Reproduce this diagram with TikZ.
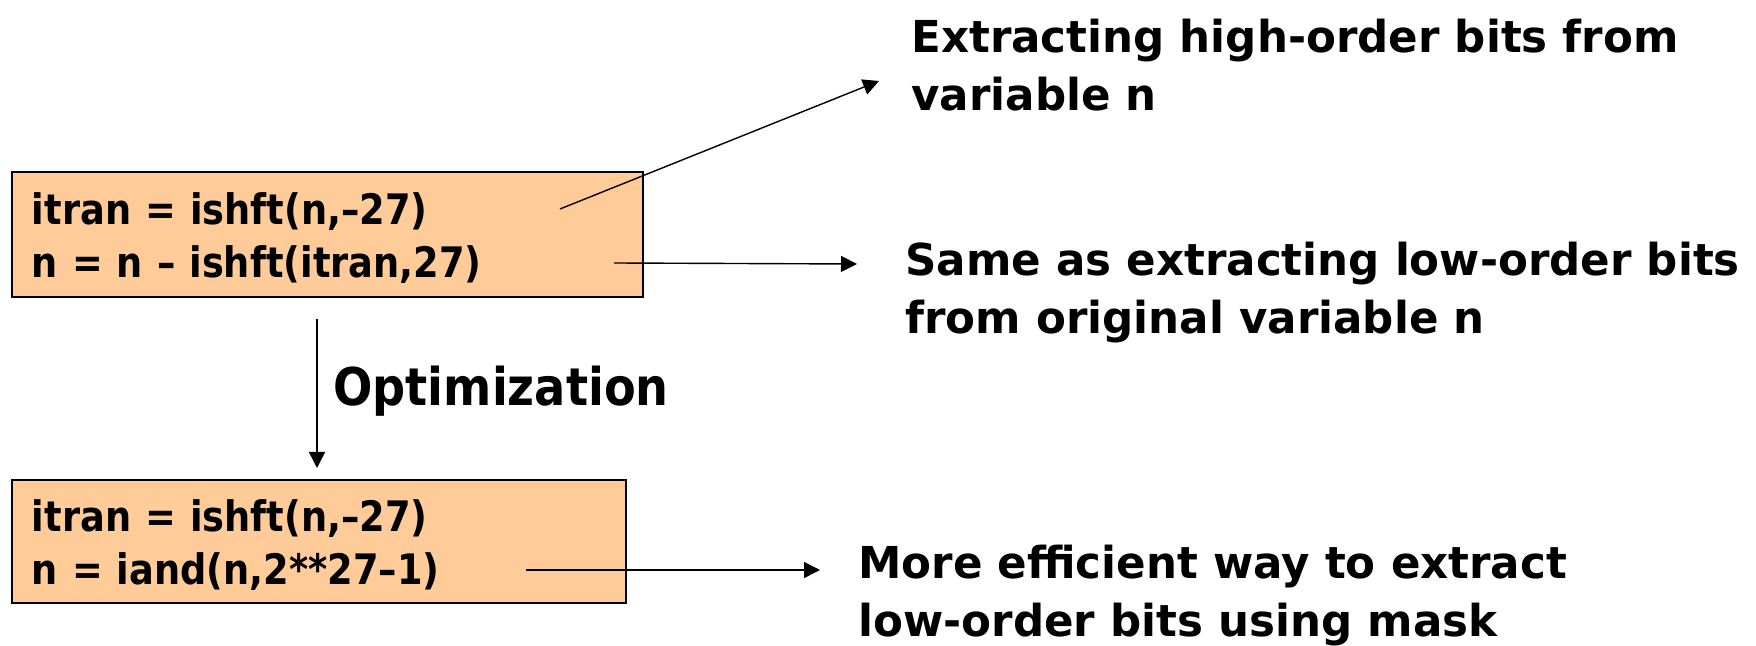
\documentclass[tikz,border=0pt]{standalone}
\usepackage{fontspec}
\usetikzlibrary{arrows.meta}
\newfontfamily\annfont{DejaVu Sans}[FakeStretch=0.99]
\newfontfamily\codefont{DejaVu Sans}[FakeStretch=0.875]
\newfontfamily\optfont{DejaVu Sans}[FakeStretch=0.89]
\definecolor{boxfill}{RGB}{255,204,153}
\newcommand\codetopstrut{\rule{0pt}{\dimexpr 0.7\baselineskip+6pt\relax}}
\begin{document}
\begin{tikzpicture}[x=0.5pt,y=-0.5pt,
  codebox/.style={draw=black, line width=0.7pt, fill=boxfill, inner xsep=10pt, inner ysep=0pt, align=left,
    font=\codefont\bfseries\fontsize{21pt}{26.5pt}\selectfont},
  note/.style={inner sep=0pt, align=left, anchor=west, font=\annfont\bfseries\fontsize{22pt}{29pt}\selectfont},
  conn/.style={line width=0.7pt, -{Triangle[length=8pt,width=8pt]}}]
\useasboundingbox (0,0) rectangle (1756,646);
\node[codebox, minimum width=315.5pt, minimum height=62.5pt, text width=295.5pt] (b1) at (327.5,234.5)
  {\codetopstrut itran = ishft(n,–27)\\\strut n = n – ishft(itran,27)};
\node[codebox, minimum width=307pt, minimum height=61.5pt, text width=287pt] (b2) at (319,541.5)
  {\codetopstrut itran = ishft(n,–27)\\\strut n = iand(n,2**27–1)};
\node[note] (t1) at (911,69.5) {\strut Extracting high-order bits from\\\strut variable n};
\node[note] (t2) at (905,292.5) {\strut Same as extracting low-order bits\\\strut from original variable n};
\node[note] (t3) at (858,595.5) {\strut More efficient way to extract\\\strut low-order bits using mask};
\node[inner sep=0pt, anchor=base west, font=\optfont\bfseries\fontsize{26pt}{30pt}\selectfont] (opt) at (333,406) {Optimization};
\coordinate (s1) at (560,209);
\coordinate (e1) at (879,81);
\coordinate (s2) at (614,263);
\coordinate (e2) at (857,264);
\coordinate (s3) at (317,319);
\coordinate (e3) at (317,468);
\coordinate (s4) at (526,570);
\coordinate (e4) at (820,570);
\draw[conn] (s1) -- (e1);
\draw[conn] (s2) -- (e2);
\draw[conn] (s3) -- (e3);
\draw[conn] (s4) -- (e4);
\end{tikzpicture}
\end{document}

→ **What is asked**
Leave out the pictures and output the rest of the material exactly as written.

→ **Solution for this task**
Reproduce this diagram with TikZ.
\documentclass[tikz,border=0pt]{standalone}
\usepackage{fontspec}
\usetikzlibrary{arrows.meta}
\newfontfamily\annfont{DejaVu Sans}[FakeStretch=0.99]
\newfontfamily\codefont{DejaVu Sans}[FakeStretch=0.875]
\newfontfamily\optfont{DejaVu Sans}[FakeStretch=0.89]
\definecolor{boxfill}{RGB}{255,204,153}
\newcommand\codetopstrut{\rule{0pt}{\dimexpr 0.7\baselineskip+6pt\relax}}
\begin{document}
\begin{tikzpicture}[x=0.5pt,y=-0.5pt,
  codebox/.style={draw=black, line width=0.7pt, fill=boxfill, inner xsep=10pt, inner ysep=0pt, align=left,
    font=\codefont\bfseries\fontsize{21pt}{26.5pt}\selectfont},
  note/.style={inner sep=0pt, align=left, anchor=west, font=\annfont\bfseries\fontsize{22pt}{29pt}\selectfont},
  conn/.style={line width=0.7pt, -{Triangle[length=8pt,width=8pt]}}]
\useasboundingbox (0,0) rectangle (1756,646);
\node[codebox, minimum width=315.5pt, minimum height=62.5pt, text width=295.5pt] (b1) at (327.5,234.5)
  {\codetopstrut itran = ishft(n,–27)\\\strut n = n – ishft(itran,27)};
\node[codebox, minimum width=307pt, minimum height=61.5pt, text width=287pt] (b2) at (319,541.5)
  {\codetopstrut itran = ishft(n,–27)\\\strut n = iand(n,2**27–1)};
\node[note] (t1) at (911,69.5) {\strut Extracting high-order bits from\\\strut variable n};
\node[note] (t2) at (905,292.5) {\strut Same as extracting low-order bits\\\strut from original variable n};
\node[note] (t3) at (858,595.5) {\strut More efficient way to extract\\\strut low-order bits using mask};
\node[inner sep=0pt, anchor=base west, font=\optfont\bfseries\fontsize{26pt}{30pt}\selectfont] (opt) at (333,406) {Optimization};
\coordinate (s1) at (560,209);
\coordinate (e1) at (879,81);
\coordinate (s2) at (614,263);
\coordinate (e2) at (857,264);
\coordinate (s3) at (317,319);
\coordinate (e3) at (317,468);
\coordinate (s4) at (526,570);
\coordinate (e4) at (820,570);
\draw[conn] (s1) -- (e1);
\draw[conn] (s2) -- (e2);
\draw[conn] (s3) -- (e3);
\draw[conn] (s4) -- (e4);
\end{tikzpicture}
\end{document}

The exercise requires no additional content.